My idea of change is, let’s say, daunting. But, it doesn’t have to be. How the heart feels and the head thinks is what becomes.
Like attracts like. The same rule applies to free falling into something more beautifully capturing.
Let change open your eyes. It has the potential to bring new friendships, maintain old relationships, and provide an insight that you never fathomed about your own self.
I speak of this subject so highly because I once doubted my abilities in academics, family, friends, and any other hobbies that might hold my interest. People to me became subjective. Nothing had meaning, nothing held my attention but for a couple of days.
I was scared shitless. I didn’t have a clue what I was doing with my life. I would wake in the morning and felt plugged into some cheap computer to spit out results, facts. But deep down, I knew I didn’t belong there. My entire undergraduate career, volunteer hours, activities, everything was tied up into PT school. I made it through one of the hardest semesters, but everyday my outlook was percolated with external opportunities.

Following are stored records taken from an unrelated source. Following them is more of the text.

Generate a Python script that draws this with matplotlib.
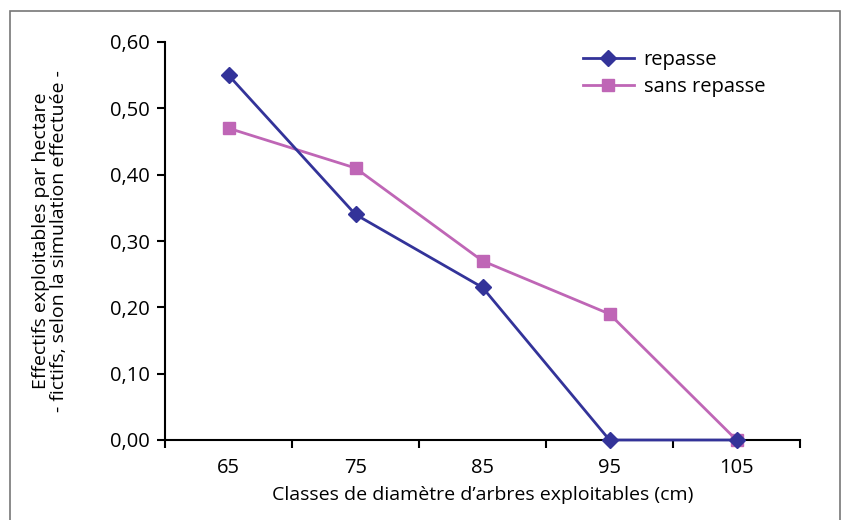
import matplotlib
matplotlib.use("Agg")
import matplotlib.pyplot as plt
from matplotlib.patches import Rectangle
from matplotlib.ticker import FixedLocator, FuncFormatter

categories = ["65", "75", "85", "95", "105"]
repasse = [0.55, 0.34, 0.23, 0.00, 0.00]
sans_repasse = [0.47, 0.41, 0.27, 0.19, 0.00]

plt.rcParams['font.family'] = ['Open Sans', 'DejaVu Sans']

fig = plt.figure(figsize=(8.44, 5.2), dpi=100)
ax = fig.add_axes([165/844, 1-440/520, (800-165)/844, (440-42)/520])

x = list(range(len(categories)))
ax.plot(x, repasse, color='#333399', marker='D', markersize=8, linewidth=2, label='repasse', clip_on=False, zorder=4)
ax.plot(x, sans_repasse, color='#bf66b6', marker='s', markersize=9, linewidth=2, label='sans repasse', clip_on=False, zorder=3)

ax.set_xlim(-0.5, len(categories) - 0.5)
ax.set_ylim(0, 0.6)
ax.set_yticks([0, 0.1, 0.2, 0.3, 0.4, 0.5, 0.6])
ax.yaxis.set_major_formatter(FuncFormatter(lambda v, p: f"{v:.2f}".replace('.', ',')))
ax.set_xticks(x)
ax.set_xticklabels(categories)
ax.xaxis.set_minor_locator(FixedLocator([i - 0.5 for i in range(len(categories) + 1)]))
ax.tick_params(axis='x', which='major', length=0, pad=13, labelsize=14.5)
ax.tick_params(axis='x', which='minor', length=6, width=1.5, direction='out')
ax.tick_params(axis='y', length=6, width=1.5, direction='out', labelsize=14.5, pad=5)

for s in ['top', 'right']:
    ax.spines[s].set_visible(False)
for s in ['left', 'bottom']:
    ax.spines[s].set_linewidth(1.5)

ax.set_xlabel("Classes de diamètre d\u2019arbres exploitables (cm)", fontsize=14, labelpad=6)
ax.set_ylabel("Effectifs exploitables par hectare\n- fictifs, selon la simulation effectuée -", fontsize=14, labelpad=30, linespacing=1.0)

leg = ax.legend(loc='upper left', bbox_to_anchor=(0.646, 1.0), frameon=False, fontsize=14.5,
                handlelength=2.5, handletextpad=0.5, labelspacing=0.35, borderaxespad=0.0)

fig.patches.append(Rectangle((10/844, -0.1), (840-10)/844, 1.1 - 11/520, transform=fig.transFigure,
                             fill=False, edgecolor='#777777', linewidth=1.2))

fig.savefig("out.png", dpi=100)
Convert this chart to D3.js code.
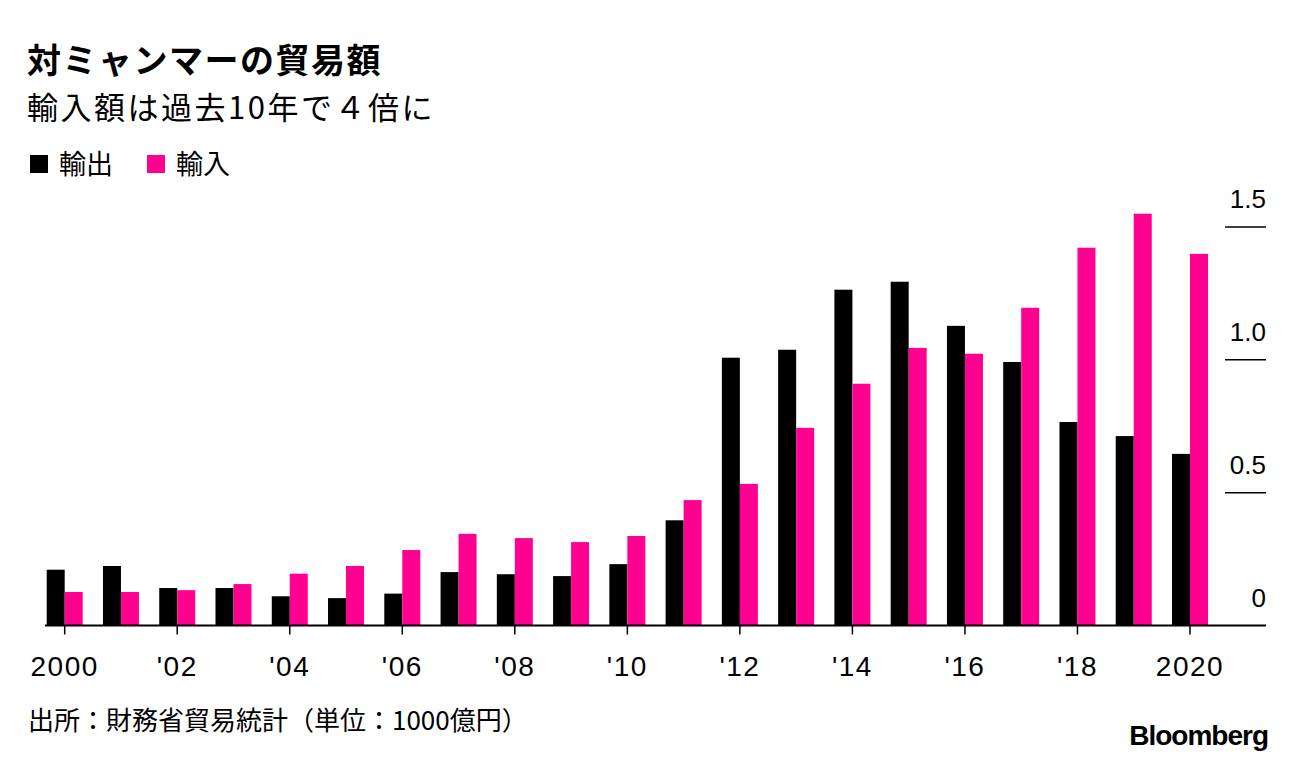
<!DOCTYPE html>
<html>
<head>
<meta charset="utf-8">
<script src="https://cdn.jsdelivr.net/npm/d3@7"></script>
<style>
  body { margin: 0; background: #fff; }
  text { font-family: "Liberation Sans", "Noto Sans CJK JP", sans-serif; fill: #000; }
  .jp { font-family: "Noto Sans CJK JP", sans-serif; }
</style>
</head>
<body>
<div id="chart"></div>
<script>
const years = d3.range(2000, 2021);
const exports = [0.21, 0.224, 0.141, 0.141, 0.11, 0.103, 0.12, 0.201, 0.193, 0.186, 0.231,
                 0.396, 1.008, 1.038, 1.264, 1.294, 1.128, 0.992, 0.766, 0.713, 0.646];
const imports = [0.126, 0.126, 0.133, 0.156, 0.195, 0.224, 0.284, 0.345, 0.329, 0.314, 0.337,
                 0.472, 0.533, 0.744, 0.91, 1.045, 1.023, 1.196, 1.422, 1.55, 1.399];
const yTicks = [0, 0.5, 1.0, 1.5];
const xTicks = [2000, 2002, 2004, 2006, 2008, 2010, 2012, 2014, 2016, 2018, 2020];
const xLabels = ["2000", "'02", "'04", "'06", "'08", "'10", "'12", "'14", "'16", "'18", "2020"];

const width = 1296, height = 760;
const black = "#000000", pink = "#ff0090";
const barW = 18;

const svg = d3.select("#chart").append("svg")
    .attr("width", width).attr("height", height);

const x = d3.scaleLinear().domain([2000, 2020]).range([64.7, 1190]);
const y = d3.scaleLinear().domain([0, 1.5]).range([625.5, 227]);

// title block
svg.append("text").attr("class", "jp")
    .attr("x", 27).attr("y", 73)
    .attr("font-size", 34).attr("font-weight", "bold")
    .attr("letter-spacing", 1.5)
    .text("対ミャンマーの貿易額");
svg.append("text").attr("class", "jp")
    .attr("x", 27).attr("y", 119)
    .attr("font-size", 31)
    .attr("letter-spacing", 2.5)
    .text("輸入額は過去10年で４倍に");

// legend
const legend = [{name: "輸出", colour: black, x: 30}, {name: "輸入", colour: pink, x: 147}];
legend.forEach(function(d) {
    svg.append("rect").attr("x", d.x).attr("y", 155)
        .attr("width", 18).attr("height", 18).attr("fill", d.colour);
    svg.append("text").attr("class", "jp")
        .attr("x", d.x + 29).attr("y", 174)
        .attr("font-size", 27).text(d.name);
});

// y gridline stubs + labels on the right
yTicks.forEach(function(t) {
    if (t > 0) {
        svg.append("line")
            .attr("x1", 1225).attr("x2", 1266)
            .attr("y1", y(t)).attr("y2", y(t))
            .attr("stroke", "#000").attr("stroke-width", 1.5);
    }
    svg.append("text")
        .attr("x", 1266).attr("y", y(t) - 19)
        .attr("text-anchor", "end").attr("font-size", 26)
        .text(t === 0 ? "0" : t.toFixed(1));
});

// bars
svg.append("g").selectAll("rect")
    .data(years)
    .enter().append("rect")
    .attr("x", function(d) { return x(d) - barW; })
    .attr("y", function(d, i) { return y(exports[i]); })
    .attr("width", barW)
    .attr("height", function(d, i) { return y(0) - y(exports[i]); })
    .attr("fill", black);

svg.append("g").selectAll("rect")
    .data(years)
    .enter().append("rect")
    .attr("x", function(d) { return x(d); })
    .attr("y", function(d, i) { return y(imports[i]); })
    .attr("width", barW)
    .attr("height", function(d, i) { return y(0) - y(imports[i]); })
    .attr("fill", pink);

// baseline
svg.append("line")
    .attr("x1", 45).attr("x2", 1266)
    .attr("y1", y(0)).attr("y2", y(0))
    .attr("stroke", "#000").attr("stroke-width", 2);

// x ticks
xTicks.forEach(function(t, i) {
    svg.append("line")
        .attr("x1", x(t)).attr("x2", x(t))
        .attr("y1", y(0)).attr("y2", y(0) + 9)
        .attr("stroke", "#000").attr("stroke-width", 1.5);
    svg.append("text")
        .attr("x", x(t)).attr("y", 676)
        .attr("text-anchor", "middle").attr("font-size", 28)
        .attr("letter-spacing", 1.5)
        .text(xLabels[i]);
});

// footer
svg.append("text").attr("class", "jp")
    .attr("x", 28).attr("y", 730)
    .attr("font-size", 26)
    .text("出所：財務省貿易統計（単位：1000億円）");
svg.append("text")
    .attr("x", 1268).attr("y", 745)
    .attr("text-anchor", "end")
    .attr("font-size", 28).attr("font-weight", "bold")
    .attr("letter-spacing", -1)
    .text("Bloomberg");
</script>
</body>
</html>
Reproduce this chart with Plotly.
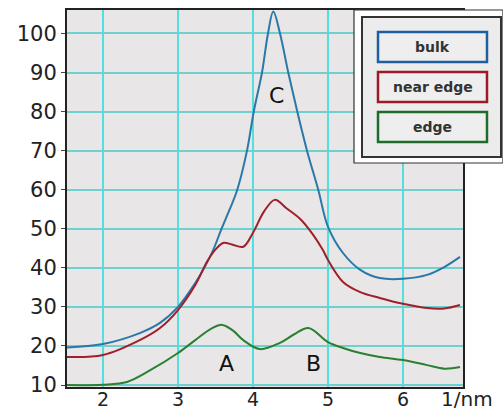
import plotly.graph_objects as go

# ---- data ----
bulk_x = [1.52, 2.0, 2.49, 2.76, 3.0, 3.23, 3.35, 3.47, 3.58, 3.69, 3.79, 3.92, 4.01, 4.12, 4.2, 4.27, 4.36, 4.47, 4.59, 4.72, 4.87, 5.0, 5.2, 5.43, 5.69, 6.0, 6.32, 6.55, 6.76]
bulk_y = [19.6, 20.5, 23.3, 25.9, 30, 36.1, 40, 44.6, 50, 55, 60, 70, 80, 90, 100, 105.6, 100, 90, 80, 70, 60, 50.5, 43.8, 39.5, 37.4, 37.2, 38.2, 40.2, 42.8]

near_x = [1.52, 2.0, 2.49, 2.76, 3.0, 3.23, 3.4, 3.52, 3.61, 3.72, 3.87, 4.0, 4.15, 4.29, 4.45, 4.63, 4.8, 4.93, 5.0, 5.2, 5.43, 5.69, 6.0, 6.32, 6.55, 6.76]
near_y = [17.2, 17.7, 21.5, 24.6, 29.2, 35.6, 42, 45.1, 46.4, 46, 45.4, 49, 54.5, 57.4, 55.2, 52.5, 48.5, 44.6, 42, 36.4, 33.8, 32.3, 30.8, 29.7, 29.6, 30.5]

edge_x = [1.52, 2.0, 2.32, 2.63, 3.0, 3.23, 3.45, 3.59, 3.73, 3.87, 4.09, 4.36, 4.55, 4.74, 5.0, 5.2, 5.43, 5.69, 6.0, 6.32, 6.55, 6.76]
edge_y = [10, 10.1, 10.8, 13.8, 18.2, 21.5, 24.5, 25.4, 24, 21.5, 19.2, 20.8, 23, 24.6, 21, 19.5, 18.2, 17.2, 16.4, 15.1, 14.2, 14.6]

series_names = ["bulk", "near edge", "edge"]
series_colors = ["#2a78a8", "#a01f2a", "#2a8030"]
legend_border = ["#1f5f9f", "#9b1b25", "#1e6b2a"]

x_ticks = [2, 3, 4, 5, 6]
y_ticks = [10, 20, 30, 40, 50, 60, 70, 80, 90, 100]
x_unit = "1/nm"

peak_labels = ["A", "B", "C"]
peak_label_x = [3.65, 4.8, 4.31]
peak_label_y = [15.6, 15.6, 84]

# ---- layout geometry (pixels) ----
W, H = 503, 414
L, R, T, B = 67, 40, 10, 27
PW, PH = W - L - R, H - T - B


def px(xp):
    return (xp - L) / PW


def py(yp):
    return (H - B - yp) / PH


fig = go.Figure()
for xs, ys, name, col in zip([bulk_x, near_x, edge_x], [bulk_y, near_y, edge_y], series_names, series_colors):
    fig.add_trace(go.Scatter(x=xs, y=ys, mode="lines", name=name,
                             line=dict(color=col, width=2, shape="spline", smoothing=1.0)))

for lab, lx, ly in zip(peak_labels, peak_label_x, peak_label_y):
    fig.add_annotation(x=lx, y=ly, text=lab, showarrow=False, xanchor="center", yanchor="middle",
                       font=dict(family="DejaVu Sans", size=22, color="#111111"))

shapes = []
# outer white legend panel
shapes.append(dict(type="rect", xref="paper", yref="paper", x0=px(354), x1=px(503), y0=py(163), y1=py(10),
                   fillcolor="white", line=dict(color="#333333", width=1.2), layer="above"))
# inner legend box
shapes.append(dict(type="rect", xref="paper", yref="paper", x0=px(362), x1=px(501), y0=py(157), y1=py(17),
                   fillcolor="#ececec", line=dict(color="#333333", width=2), layer="above"))
item_tops = [32, 72, 112]
for i, (name, bc) in enumerate(zip(series_names, legend_border)):
    t0 = item_tops[i]
    shapes.append(dict(type="rect", xref="paper", yref="paper", x0=px(378), x1=px(487), y0=py(t0 + 30), y1=py(t0),
                       fillcolor="#eeeeee", line=dict(color=bc, width=2.5), layer="above"))
    fig.add_annotation(xref="paper", yref="paper", x=px(432.5), y=py(t0 + 15), text="<b>" + name + "</b>",
                       showarrow=False, xanchor="center", yanchor="middle",
                       font=dict(family="DejaVu Sans", size=14, color="#333333"))

fig.add_annotation(xref="paper", yref="paper", x=px(467), y=py(399), text=x_unit, showarrow=False,
                   xanchor="center", yanchor="middle",
                   font=dict(family="DejaVu Sans", size=20, color="#222222"))

fig.update_layout(
    width=W, height=H, margin=dict(l=L, r=R, t=T, b=B, autoexpand=False),
    paper_bgcolor="white", plot_bgcolor="#e8e6e6",
    showlegend=False, shapes=shapes,
    font=dict(family="DejaVu Sans", size=20, color="#222222"),
)
fig.update_xaxes(range=[1.52, 6.8], tickvals=x_ticks, showgrid=True, gridcolor="#55dede", gridwidth=1.5,
                 zeroline=False, showline=True, linecolor="#222222", linewidth=2, mirror=True, automargin=False,
                 ticks="", tickfont=dict(size=19), ticklabelstandoff=-6)
fig.update_yaxes(range=[9.5, 106], tickvals=y_ticks, showgrid=True, gridcolor="#6fd0d0", gridwidth=1.5,
                 zeroline=False, showline=True, linecolor="#222222", linewidth=2, mirror=True, automargin=False,
                 ticks="outside", ticklen=4, tickcolor="#444444", tickfont=dict(size=21))

fig.write_html("out.html")
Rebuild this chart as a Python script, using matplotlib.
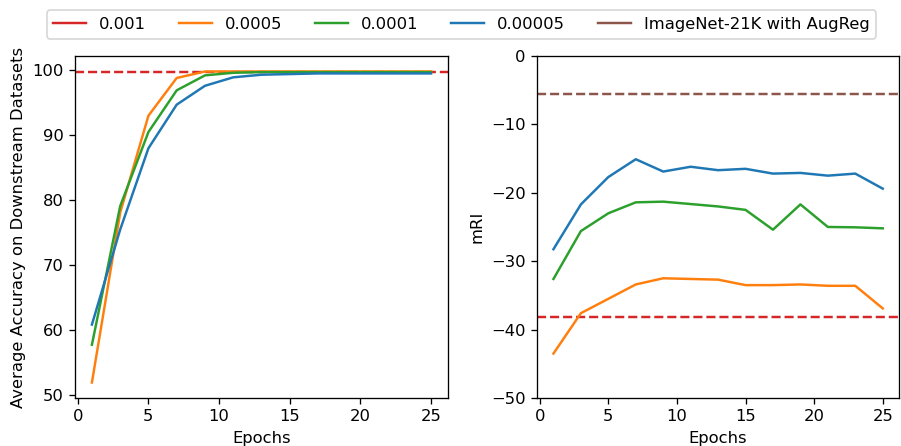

I just felt that it wasn’t in my heart. I reflected back on to what I dreamt of doing everyday and what I loved and wanted to keep challenging myself to do and it was always about psychology. It took me quite some time, but I finally realized my passion was the science of the mind. My fascination became clean and set.
At 22, waist high in debt, but I’ve arrived, and I haven’t looked back.
So don’t be scared, don’t let opinions slow you down, talk you out of your needs and dreams. The two come hand in hand. Where you feel at home, is all that matters at the end of the day.
And when you yourself arrive, you’ll taste sweet pink lemonade on your tongue and feel warm sunshine’s soft breathe on your skin. Life will become sweeter, as it was always meant to be.